Directions: Word for word, copy all the data and drop the pictures.

-=-=-=-=-

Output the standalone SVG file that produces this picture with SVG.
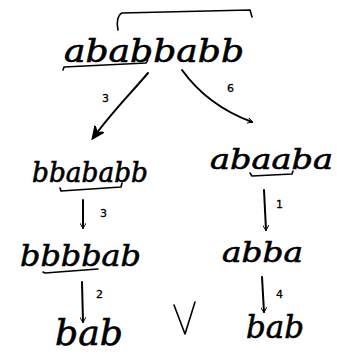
<svg xmlns="http://www.w3.org/2000/svg" width="337" height="354" viewBox="0 0 337 354">
  <defs>
    <marker id="head" viewBox="0 0 10 10" refX="8" refY="5" markerWidth="6" markerHeight="6" orient="auto-start-reverse" markerUnits="userSpaceOnUse">
      <path d="M0,0 L9,5 L0,10" fill="none" stroke="#000" stroke-width="1.6"/>
    </marker>
    <marker id="headBig" viewBox="0 0 10 10" refX="8" refY="5" markerWidth="14" markerHeight="14" orient="auto" markerUnits="userSpaceOnUse">
      <path d="M0,1 L9,5 L0,9 L3,5 Z" fill="#000" stroke="#000" stroke-width="1"/>
    </marker>
  </defs>
  <style>
    .word { font-family: "DejaVu Serif", "Liberation Serif", serif; font-style: italic; fill: #000; stroke: #000; stroke-width: 0.6; }
    .num { font-family: "DejaVu Sans", "Liberation Sans", sans-serif; font-size: 11px; fill: #000; stroke: #000; stroke-width: 0.3; }
    .line { fill: none; stroke: #000; stroke-width: 1.6; stroke-linecap: round; stroke-linejoin: round; }
    .arrow { fill: none; stroke: #000; stroke-width: 2; stroke-linecap: round; }
  </style>
  <rect width="337" height="354" fill="#fff"/>

  <!-- rewriting steps -->
  <g id="connectors">
    <path class="arrow" d="M148,73 C132,92 112,112 93,138" stroke-width="3.5" marker-end="url(#headBig)"/>
    <path class="arrow" d="M182,70 C200,95 225,112 252,122" stroke-width="1.3" marker-end="url(#head)"/>
    <path class="arrow" d="M83,200 L83,228" marker-end="url(#head)"/>
    <path class="arrow" d="M264,190 L266,230" marker-end="url(#head)"/>
    <path class="arrow" d="M82,282 L83,322" marker-end="url(#head)"/>
    <path class="arrow" d="M262,277 L264,312" marker-end="url(#head)"/>
    <text class="num" x="102" y="102">3</text>
    <text class="num" x="227" y="92">6</text>
    <text class="num" x="100" y="217">3</text>
    <text class="num" x="276" y="208">1</text>
    <text class="num" x="96" y="298">2</text>
    <text class="num" x="276" y="298">4</text>
  </g>

  <g id="root">
    <text class="word" x="64" y="62" font-size="31" textLength="180" lengthAdjust="spacingAndGlyphs">ababbabb</text>
    <path class="line" d="M118,30 C116,22 118,15 122,13 L250,10 L252,17"/>
    <path class="line" d="M63,70 L64,67 L146,63 C148,61 148,58 148,57"/>
  </g>

  <g id="left1">
    <text class="word" x="32" y="182" font-size="27" textLength="116" lengthAdjust="spacingAndGlyphs">bbababb</text>
    <path class="line" d="M60,188 L61,191 L121,187 L122,183"/>
  </g>

  <g id="right1">
    <text class="word" x="210" y="169" font-size="28" textLength="123" lengthAdjust="spacingAndGlyphs">abaaba</text>
    <path class="line" d="M250,173 L252,176 L292,174 L293,171"/>
  </g>

  <g id="left2">
    <text class="word" x="20" y="266" font-size="30" textLength="121" lengthAdjust="spacingAndGlyphs">bbbbab</text>
    <path class="line" d="M43,272 L45,273 L98,269"/>
  </g>

  <g id="right2">
    <text class="word" x="222" y="262" font-size="28" textLength="81" lengthAdjust="spacingAndGlyphs">abba</text>
  </g>

  <g id="left3">
    <text class="word" x="55" y="345" font-size="36" textLength="68" lengthAdjust="spacingAndGlyphs">bab</text>
  </g>

  <g id="right3">
    <text class="word" x="246" y="338" font-size="32" textLength="58" lengthAdjust="spacingAndGlyphs">bab</text>
  </g>

  <g id="join">
    <path class="line" d="M174,305 L185,334 L195,302" stroke-width="1.8"/>
  </g>
</svg>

-=-=-=-=-

Answer:
Output the standalone SVG file that produces this picture with SVG.
<svg xmlns="http://www.w3.org/2000/svg" width="337" height="354" viewBox="0 0 337 354">
  <defs>
    <marker id="head" viewBox="0 0 10 10" refX="8" refY="5" markerWidth="6" markerHeight="6" orient="auto-start-reverse" markerUnits="userSpaceOnUse">
      <path d="M0,0 L9,5 L0,10" fill="none" stroke="#000" stroke-width="1.6"/>
    </marker>
    <marker id="headBig" viewBox="0 0 10 10" refX="8" refY="5" markerWidth="14" markerHeight="14" orient="auto" markerUnits="userSpaceOnUse">
      <path d="M0,1 L9,5 L0,9 L3,5 Z" fill="#000" stroke="#000" stroke-width="1"/>
    </marker>
  </defs>
  <style>
    .word { font-family: "DejaVu Serif", "Liberation Serif", serif; font-style: italic; fill: #000; stroke: #000; stroke-width: 0.6; }
    .num { font-family: "DejaVu Sans", "Liberation Sans", sans-serif; font-size: 11px; fill: #000; stroke: #000; stroke-width: 0.3; }
    .line { fill: none; stroke: #000; stroke-width: 1.6; stroke-linecap: round; stroke-linejoin: round; }
    .arrow { fill: none; stroke: #000; stroke-width: 2; stroke-linecap: round; }
  </style>
  <rect width="337" height="354" fill="#fff"/>

  <!-- rewriting steps -->
  <g id="connectors">
    <path class="arrow" d="M148,73 C132,92 112,112 93,138" stroke-width="3.5" marker-end="url(#headBig)"/>
    <path class="arrow" d="M182,70 C200,95 225,112 252,122" stroke-width="1.3" marker-end="url(#head)"/>
    <path class="arrow" d="M83,200 L83,228" marker-end="url(#head)"/>
    <path class="arrow" d="M264,190 L266,230" marker-end="url(#head)"/>
    <path class="arrow" d="M82,282 L83,322" marker-end="url(#head)"/>
    <path class="arrow" d="M262,277 L264,312" marker-end="url(#head)"/>
    <text class="num" x="102" y="102">3</text>
    <text class="num" x="227" y="92">6</text>
    <text class="num" x="100" y="217">3</text>
    <text class="num" x="276" y="208">1</text>
    <text class="num" x="96" y="298">2</text>
    <text class="num" x="276" y="298">4</text>
  </g>

  <g id="root">
    <text class="word" x="64" y="62" font-size="31" textLength="180" lengthAdjust="spacingAndGlyphs">ababbabb</text>
    <path class="line" d="M118,30 C116,22 118,15 122,13 L250,10 L252,17"/>
    <path class="line" d="M63,70 L64,67 L146,63 C148,61 148,58 148,57"/>
  </g>

  <g id="left1">
    <text class="word" x="32" y="182" font-size="27" textLength="116" lengthAdjust="spacingAndGlyphs">bbababb</text>
    <path class="line" d="M60,188 L61,191 L121,187 L122,183"/>
  </g>

  <g id="right1">
    <text class="word" x="210" y="169" font-size="28" textLength="123" lengthAdjust="spacingAndGlyphs">abaaba</text>
    <path class="line" d="M250,173 L252,176 L292,174 L293,171"/>
  </g>

  <g id="left2">
    <text class="word" x="20" y="266" font-size="30" textLength="121" lengthAdjust="spacingAndGlyphs">bbbbab</text>
    <path class="line" d="M43,272 L45,273 L98,269"/>
  </g>

  <g id="right2">
    <text class="word" x="222" y="262" font-size="28" textLength="81" lengthAdjust="spacingAndGlyphs">abba</text>
  </g>

  <g id="left3">
    <text class="word" x="55" y="345" font-size="36" textLength="68" lengthAdjust="spacingAndGlyphs">bab</text>
  </g>

  <g id="right3">
    <text class="word" x="246" y="338" font-size="32" textLength="58" lengthAdjust="spacingAndGlyphs">bab</text>
  </g>

  <g id="join">
    <path class="line" d="M174,305 L185,334 L195,302" stroke-width="1.8"/>
  </g>
</svg>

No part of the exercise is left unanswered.